Veglia interreligiosa per i migranti

Figli di Abramo. Viviamo la nostra fede sentendoci parte tutti della stessa discendenza, che è numerosa come le stelle del cielo e che non possiamo noi contare e attribuire. Possiamo solo alzare insieme lo sguardo al cielo e seguire l’esempio del Padre Abramo per vivere in pace tra noi, per obbedire a Dio, per difendere la vita che ci ha affidato, per combattere ogni violenza, bestemmia di Dio mai – mai – giustificata dalla fede. Le strade in Iraq erano piene di manifesti che accoglievano Papa Francesco con queste parole di vero benvenuto: “Noi siamo parte di voi come voi siete parte di noi”. Non possiamo fare a meno di questa parte, perché siamo ognuno parte dell’altro.

Perché, come ricordava Buber, l’anima è al servizio di Dio, così a nessuna anima è fissato un fine interno a se stessa, nella propria salvezza individuale. “Bisogna dimenticare se stessi e pensare al mondo”, questa è la vera via di Abramo, così lontana dai dettami del mondo che insegna esattamente il contrario, idolatrando l’egocentrismo. Solo così l’uomo trova se stesso: mettendosi in cammino, tradendo le proprie abitudini o meglio libero da queste e quindi libero di andare. Perché Dio è libertà da sé, dagli idoli e dalle tante dipendenze. Così l’uomo è davvero padrone di sé.

Di Abramo, profugo, straniero, esule dalla sua terra, e che ci ricorda che tutti noi siamo pellegrini in questo mondo, vorrei richiamare due tratti: la speranza e la fraternità. Non c‘è futuro senza mettersi in cammino, senza speranza non per qualcosa che già possediamo o conosciamo, ma che cerchiamo e desideriamo trovare.

Solo così incontriamo le tante stelle della terra che sono gli uomini, tutti figli suoi.

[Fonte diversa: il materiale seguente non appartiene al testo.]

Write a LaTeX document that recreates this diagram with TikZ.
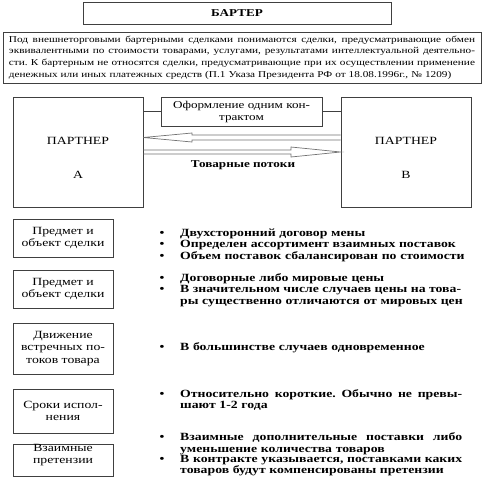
\documentclass[tikz,border=0pt]{standalone}
\usepackage{fontspec}
\setmainfont{Liberation Serif}[FakeStretch=1.25]
\newcommand{\jl}[2]{\makebox[#1][s]{\frenchspacing\spaceskip=\fontdimen2\font plus 1fil\relax #2}}
\begin{document}
\begin{tikzpicture}[x=1pt,y=-1pt,
  box/.style={draw=black!75, line width=0.8pt, inner sep=0pt, font=\fontsize{11}{12}\selectfont, align=center},
  txt/.style={inner sep=0pt, font=\fontsize{11}{12}\selectfont, align=center},
  btxt/.style={inner sep=0pt, font=\fontsize{11}{11.5}\selectfont\bfseries, anchor=base west, text width=300pt, align=left},
  bdot/.style={inner sep=0pt, font=\fontsize{11}{12}\selectfont\bfseries, anchor=base},
  conn/.style={draw=black!75, line width=0.8pt},
  flow/.style={draw=black!55, line width=0.7pt, line join=miter},
]
\useasboundingbox[fill=white] (0,0) rectangle (493,479);

% title
\node[box, minimum width=308pt, minimum height=22pt, font=\fontsize{10.5}{12}\selectfont\bfseries] (title) at (237,13) {БАРТЕР};

% definition
\node[box, minimum width=478pt, minimum height=51pt, text width=466pt, align=left, font=\fontsize{9}{11.6}\selectfont] (def) at (242,57.5)
{\jl{466pt}{Под внешнеторговыми бартерными сделками понимаются сделки, предусматривающие обмен}\\
\jl{466pt}{эквивалентными по стоимости товарами, услугами, результатами интеллектуальной деятельно-}\\
\jl{466pt}{сти. К бартерным не относятся сделки, предусматривающие при их осуществлении применение}\\
денежных или иных платежных средств (П.1 Указа Президента РФ от 18.08.1996г., № 1209)};

% partners
\node[box, minimum width=130pt, minimum height=110pt] (pA) at (78,152) {};
\node[box, minimum width=130pt, minimum height=110pt] (pB) at (406,152) {};
\node[txt] (pA1) at (78,141) {ПАРТНЕР};
\node[txt] (pA2) at (78,175) {А};
\node[txt] (pB1) at (406,141) {ПАРТНЕР};
\node[txt] (pB2) at (406,175) {В};

% contract
\node[box, minimum width=161pt, minimum height=29pt, font=\fontsize{10.5}{12}\selectfont] (contract) at (241.5,111.5) {Оформление одним кон-\\трактом};
\draw[conn] (contract.west) -- (contract.west -| pA.east);
\draw[conn] (contract.east) -- (contract.east -| pB.west);

% flows
\coordinate (ut) at (pA.east |- 0,137.5);
\coordinate (lt) at (pB.west |- 0,152);
\draw[flow] (pB.west |- 0,135) -- (192,135) -- (192,133) -- (ut) -- (192,142) -- (192,140) -- (pB.west |- 0,140);
\draw[flow] (pA.east |- 0,150) -- (291,150) -- (291,147) -- (lt) -- (291,157) -- (291,154) -- (pA.east |- 0,154);
\node[txt, font=\fontsize{10.5}{12}\selectfont\bfseries] (flowlbl) at (243,165) {Товарные потоки};

% rows
\node[box, minimum width=100pt, minimum height=38pt] (r1) at (63,238) {Предмет и\\объект сделки};
\node[box, minimum width=100pt, minimum height=38pt] (r2) at (63,289) {Предмет и\\объект сделки};
\node[box, minimum width=100pt, minimum height=51pt, font=\fontsize{11}{12.5}\selectfont] (r3) at (63,348.5) {Движение\\встречных по-\\токов товара};
\node[box, minimum width=100pt, minimum height=44pt] (r4) at (63,411) {Сроки испол-\\нения};
\node[box, minimum width=100pt, minimum height=32pt] (r5) at (63,460) {};
\node[txt] (r5t) at (63,455.5) {Взаимные\\претензии};

% bullets row 1
\node[bdot] (d11) at (162,236) {•};
\node[btxt] (b11) at (180,236) {Двухсторонний договор мены};
\node[bdot] (d12) at (162,247.5) {•};
\node[btxt] (b12) at (180,247.5) {Определен ассортимент взаимных поставок};
\node[bdot] (d13) at (162,259) {•};
\node[btxt] (b13) at (180,259) {Объем поставок сбалансирован по стоимости};

% bullets row 2
\node[bdot] (d21) at (162,281) {•};
\node[btxt] (b21) at (180,281) {Договорные либо мировые цены};
\node[bdot] (d22) at (162,292.5) {•};
\node[btxt] (b22) at (180,292.5) {\jl{280pt}{В значительном числе случаев цены на това-}\\ры существенно отличаются от мировых цен};

% bullets row 3
\node[bdot] (d31) at (162,350) {•};
\node[btxt] (b31) at (180,350) {В большинстве случаев одновременное};

% bullets row 4
\node[bdot] (d41) at (162,397) {•};
\node[btxt] (b41) at (180,397) {\jl{282pt}{Относительно короткие. Обычно не превы-}\\шают 1-2 года};

% bullets row 5
\node[bdot] (d51) at (162,440.5) {•};
\node[btxt] (b51) at (180,440.5) {\jl{282pt}{Взаимные дополнительные поставки либо}\\уменьшение количества товаров};
\node[bdot] (d52) at (162,462) {•};
\node[btxt] (b52) at (180,462) {\jl{282pt}{В контракте указывается, поставками каких}\\товаров будут компенсированы претензии};
\end{tikzpicture}
\end{document}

Guardando in alto, scrutando Dio possiamo raggiungere quello che in realtà cerchiamo. Siamo in realtà tutti in cammino verso la nuova Gerusalemme, verso il cielo. Poveri uomini chiamati dal Dio altissimo a vivere per sempre, viandanti e amici di viandanti. Dio misericordioso e onnipotente, il Dio di Abramo ci ricorda che non viviamo bene sulla terra senza cercare il cielo. Abramo diventa straniero sulla terra e così è uomo di tutte le terre e trova la vera patria comune.

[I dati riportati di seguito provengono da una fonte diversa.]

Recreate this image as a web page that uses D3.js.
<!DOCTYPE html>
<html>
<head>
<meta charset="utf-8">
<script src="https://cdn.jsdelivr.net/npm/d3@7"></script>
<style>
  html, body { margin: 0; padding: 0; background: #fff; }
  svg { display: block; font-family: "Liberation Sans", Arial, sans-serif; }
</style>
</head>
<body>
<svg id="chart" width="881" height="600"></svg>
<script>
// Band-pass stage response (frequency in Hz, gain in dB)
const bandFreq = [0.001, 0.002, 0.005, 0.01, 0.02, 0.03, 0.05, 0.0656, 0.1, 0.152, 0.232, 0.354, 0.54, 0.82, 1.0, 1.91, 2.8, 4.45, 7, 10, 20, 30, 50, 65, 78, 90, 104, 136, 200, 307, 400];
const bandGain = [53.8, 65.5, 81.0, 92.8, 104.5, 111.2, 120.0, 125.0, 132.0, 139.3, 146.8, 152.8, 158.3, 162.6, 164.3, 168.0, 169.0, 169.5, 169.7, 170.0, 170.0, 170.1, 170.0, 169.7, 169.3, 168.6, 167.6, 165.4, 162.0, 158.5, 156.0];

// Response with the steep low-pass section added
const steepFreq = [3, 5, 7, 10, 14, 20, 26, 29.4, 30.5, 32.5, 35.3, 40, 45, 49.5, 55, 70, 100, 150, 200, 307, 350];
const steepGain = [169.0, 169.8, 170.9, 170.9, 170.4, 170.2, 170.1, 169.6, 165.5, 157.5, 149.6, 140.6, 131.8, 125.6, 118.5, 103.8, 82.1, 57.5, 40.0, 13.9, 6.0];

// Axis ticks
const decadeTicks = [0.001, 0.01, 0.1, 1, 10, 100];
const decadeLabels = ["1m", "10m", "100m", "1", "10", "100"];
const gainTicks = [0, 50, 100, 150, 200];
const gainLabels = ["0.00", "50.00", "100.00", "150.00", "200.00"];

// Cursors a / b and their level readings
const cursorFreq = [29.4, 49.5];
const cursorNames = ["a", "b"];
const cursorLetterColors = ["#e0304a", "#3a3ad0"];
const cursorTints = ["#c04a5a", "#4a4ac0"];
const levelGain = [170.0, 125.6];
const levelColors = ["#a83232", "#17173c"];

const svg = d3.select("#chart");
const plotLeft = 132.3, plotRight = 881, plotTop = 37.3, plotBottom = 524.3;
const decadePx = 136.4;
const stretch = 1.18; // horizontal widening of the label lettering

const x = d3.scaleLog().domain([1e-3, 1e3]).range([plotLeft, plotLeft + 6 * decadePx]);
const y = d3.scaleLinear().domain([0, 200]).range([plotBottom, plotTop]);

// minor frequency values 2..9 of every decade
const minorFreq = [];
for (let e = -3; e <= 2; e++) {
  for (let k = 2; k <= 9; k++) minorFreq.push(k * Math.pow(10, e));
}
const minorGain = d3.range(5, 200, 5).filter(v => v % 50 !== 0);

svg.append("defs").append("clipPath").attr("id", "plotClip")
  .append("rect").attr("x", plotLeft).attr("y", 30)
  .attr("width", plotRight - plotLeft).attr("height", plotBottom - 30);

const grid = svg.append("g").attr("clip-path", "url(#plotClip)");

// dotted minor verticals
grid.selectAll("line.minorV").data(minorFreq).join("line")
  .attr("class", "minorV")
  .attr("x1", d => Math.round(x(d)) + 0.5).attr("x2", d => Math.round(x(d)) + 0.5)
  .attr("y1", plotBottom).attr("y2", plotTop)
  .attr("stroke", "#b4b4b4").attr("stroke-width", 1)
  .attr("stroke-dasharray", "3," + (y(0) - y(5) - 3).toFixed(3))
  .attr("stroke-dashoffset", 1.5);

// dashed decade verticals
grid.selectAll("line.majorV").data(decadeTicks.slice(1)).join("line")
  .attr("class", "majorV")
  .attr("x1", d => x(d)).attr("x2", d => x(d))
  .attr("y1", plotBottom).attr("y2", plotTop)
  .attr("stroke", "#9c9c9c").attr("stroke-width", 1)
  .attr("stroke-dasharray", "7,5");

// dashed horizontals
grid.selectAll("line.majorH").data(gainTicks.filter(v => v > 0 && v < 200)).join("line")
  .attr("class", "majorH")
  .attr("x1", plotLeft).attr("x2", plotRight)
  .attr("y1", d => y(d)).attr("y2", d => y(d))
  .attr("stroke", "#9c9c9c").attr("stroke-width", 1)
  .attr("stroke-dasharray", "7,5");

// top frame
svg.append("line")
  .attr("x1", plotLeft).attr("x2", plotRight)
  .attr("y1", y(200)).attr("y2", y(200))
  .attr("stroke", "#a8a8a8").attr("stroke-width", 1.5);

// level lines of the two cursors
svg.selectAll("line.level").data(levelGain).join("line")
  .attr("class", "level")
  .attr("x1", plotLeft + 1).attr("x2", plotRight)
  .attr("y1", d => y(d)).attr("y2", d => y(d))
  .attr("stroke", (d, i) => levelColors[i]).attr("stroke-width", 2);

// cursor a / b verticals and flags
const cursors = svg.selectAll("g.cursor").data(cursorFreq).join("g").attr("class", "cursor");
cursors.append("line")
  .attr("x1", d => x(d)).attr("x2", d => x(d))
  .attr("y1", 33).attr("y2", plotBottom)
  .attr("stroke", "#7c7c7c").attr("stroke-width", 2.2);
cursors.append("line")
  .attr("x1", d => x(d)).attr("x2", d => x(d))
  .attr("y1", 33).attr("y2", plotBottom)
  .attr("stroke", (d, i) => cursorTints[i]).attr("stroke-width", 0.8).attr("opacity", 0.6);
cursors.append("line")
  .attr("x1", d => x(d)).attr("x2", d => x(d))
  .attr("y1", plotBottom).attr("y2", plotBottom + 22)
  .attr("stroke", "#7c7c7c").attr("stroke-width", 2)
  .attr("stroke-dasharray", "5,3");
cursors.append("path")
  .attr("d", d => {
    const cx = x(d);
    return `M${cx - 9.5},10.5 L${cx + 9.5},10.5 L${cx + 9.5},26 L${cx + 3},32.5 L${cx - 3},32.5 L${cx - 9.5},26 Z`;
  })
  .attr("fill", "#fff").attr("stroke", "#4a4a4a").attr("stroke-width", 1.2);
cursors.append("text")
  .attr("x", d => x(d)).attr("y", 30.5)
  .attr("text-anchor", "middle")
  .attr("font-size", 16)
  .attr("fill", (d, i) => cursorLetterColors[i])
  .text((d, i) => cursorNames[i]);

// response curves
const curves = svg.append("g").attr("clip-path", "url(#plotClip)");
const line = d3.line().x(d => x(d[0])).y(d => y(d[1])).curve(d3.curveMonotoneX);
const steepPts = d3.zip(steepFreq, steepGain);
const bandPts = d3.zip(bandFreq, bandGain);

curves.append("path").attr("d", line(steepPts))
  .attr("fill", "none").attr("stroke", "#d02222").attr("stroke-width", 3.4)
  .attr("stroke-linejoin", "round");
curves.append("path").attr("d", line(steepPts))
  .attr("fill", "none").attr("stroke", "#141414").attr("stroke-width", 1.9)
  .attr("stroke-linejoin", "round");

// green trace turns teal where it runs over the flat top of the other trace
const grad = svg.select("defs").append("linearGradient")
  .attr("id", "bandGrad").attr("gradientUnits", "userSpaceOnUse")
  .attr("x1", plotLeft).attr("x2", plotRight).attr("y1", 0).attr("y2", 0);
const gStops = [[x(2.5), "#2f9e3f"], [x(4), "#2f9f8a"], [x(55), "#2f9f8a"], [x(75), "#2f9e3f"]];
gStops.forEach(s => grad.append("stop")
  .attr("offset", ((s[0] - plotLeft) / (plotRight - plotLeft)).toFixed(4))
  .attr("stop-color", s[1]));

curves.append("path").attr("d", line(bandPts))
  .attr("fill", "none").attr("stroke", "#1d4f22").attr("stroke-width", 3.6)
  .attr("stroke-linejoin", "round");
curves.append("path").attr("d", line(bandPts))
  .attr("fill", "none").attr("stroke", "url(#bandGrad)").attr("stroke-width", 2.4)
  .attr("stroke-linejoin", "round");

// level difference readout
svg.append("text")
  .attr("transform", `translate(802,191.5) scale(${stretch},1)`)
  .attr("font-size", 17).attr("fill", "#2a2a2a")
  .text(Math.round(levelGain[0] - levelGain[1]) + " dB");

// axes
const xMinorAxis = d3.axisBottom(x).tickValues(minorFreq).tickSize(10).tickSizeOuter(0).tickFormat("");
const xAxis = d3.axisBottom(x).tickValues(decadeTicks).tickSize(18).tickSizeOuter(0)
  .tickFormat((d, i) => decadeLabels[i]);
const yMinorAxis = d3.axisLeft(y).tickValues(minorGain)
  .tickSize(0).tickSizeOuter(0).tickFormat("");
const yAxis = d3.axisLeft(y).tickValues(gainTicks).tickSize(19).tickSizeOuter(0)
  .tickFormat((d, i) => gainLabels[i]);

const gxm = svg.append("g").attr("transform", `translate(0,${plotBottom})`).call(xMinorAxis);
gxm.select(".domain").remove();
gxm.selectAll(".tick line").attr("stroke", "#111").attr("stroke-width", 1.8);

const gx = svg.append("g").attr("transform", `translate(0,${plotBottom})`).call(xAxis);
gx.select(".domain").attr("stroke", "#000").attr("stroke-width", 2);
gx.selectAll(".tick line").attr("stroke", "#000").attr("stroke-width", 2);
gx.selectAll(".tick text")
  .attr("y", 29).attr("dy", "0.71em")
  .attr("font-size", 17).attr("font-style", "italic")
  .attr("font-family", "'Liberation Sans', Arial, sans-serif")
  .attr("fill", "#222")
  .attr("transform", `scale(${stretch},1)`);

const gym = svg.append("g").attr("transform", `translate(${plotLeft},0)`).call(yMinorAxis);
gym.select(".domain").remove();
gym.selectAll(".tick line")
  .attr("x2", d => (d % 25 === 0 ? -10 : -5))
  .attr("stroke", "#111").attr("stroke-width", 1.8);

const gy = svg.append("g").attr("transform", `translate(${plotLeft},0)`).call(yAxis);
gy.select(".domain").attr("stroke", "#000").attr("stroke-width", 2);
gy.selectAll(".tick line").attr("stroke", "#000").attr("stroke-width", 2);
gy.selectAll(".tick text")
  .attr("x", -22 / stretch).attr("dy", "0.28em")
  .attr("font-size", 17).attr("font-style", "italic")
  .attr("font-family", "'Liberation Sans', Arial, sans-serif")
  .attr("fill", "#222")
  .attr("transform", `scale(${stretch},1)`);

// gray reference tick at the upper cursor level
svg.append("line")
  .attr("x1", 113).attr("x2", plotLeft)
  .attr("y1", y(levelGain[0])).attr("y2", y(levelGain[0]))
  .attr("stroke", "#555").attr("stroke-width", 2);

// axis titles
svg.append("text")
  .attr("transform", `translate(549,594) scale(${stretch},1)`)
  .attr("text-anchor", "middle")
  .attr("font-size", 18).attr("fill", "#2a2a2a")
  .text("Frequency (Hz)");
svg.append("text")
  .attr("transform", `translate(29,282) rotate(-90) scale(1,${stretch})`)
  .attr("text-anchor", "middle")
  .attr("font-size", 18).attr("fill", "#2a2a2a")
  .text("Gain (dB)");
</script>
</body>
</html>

Per questo Abramo è inizio di una grande fraternità. La sua tenda a Mamre si apre a tre stranieri. Ed è proprio l’accoglienza – più forte della paura, immediata, piena, senza riserve – che vince la sterilità e permette il futuro. Sara è chiusa e diffidente, in fondo amara nel suo sarcasmo. Possiamo chiederci che senso ha l’accoglienza dei profughi stranieri oggi, di quei lottatori di speranza, come li definì qui a Bologna Papa Francesco?

Abramo si pensa in relazione, tratta quegli ospiti da familiari e li rende tali. Lava loro i piedi, offre acqua e cibo, li rende importanti perché dialoga con loro. Lo fa non perché sapesse se conveniva o no, ma solo perché erano pellegrini. Non allontaniamo e non separiamoci mai dal fratello che bussa alla porta delle nostre tende. Diventeranno angeli, sono i nostri angeli, se li accogliamo. Abramo è fraterno non perché ingenuo o sognatore, ma perché credente, amico di Dio che sente Dio amico e a cui obbedisce. Quando l’uomo obbedisce a se stesso non sa riconoscere più suo fratello.

Con Abramo da Ur anche noi ci troviamo nel suo nome a casa ovunque e vogliamo impegnarci perché si realizzi il sogno di Dio. Ha chiesto Papa Francesco proprio lì da dove è iniziato il viaggio: “Che la famiglia umana diventi ospitale e accogliente verso tutti i suoi figli; che, guardando il medesimo cielo, cammini in pace sulla stessa terra.

Sta a noi ricordare al mondo che la vita umana vale per quello che è e non per quello che ha, e che le vite di nascituri, anziani, migranti, uomini e donne di ogni colore e nazionalità sono sacre sempre e contano come quelle di tutti! Sta a noi avere il coraggio di alzare gli occhi e guardare le stelle, le stelle che vide il nostro padre Abramo, le stelle della promessa”.

Sta a noi accogliere la vita per avere vita! Sta a noi, oggi.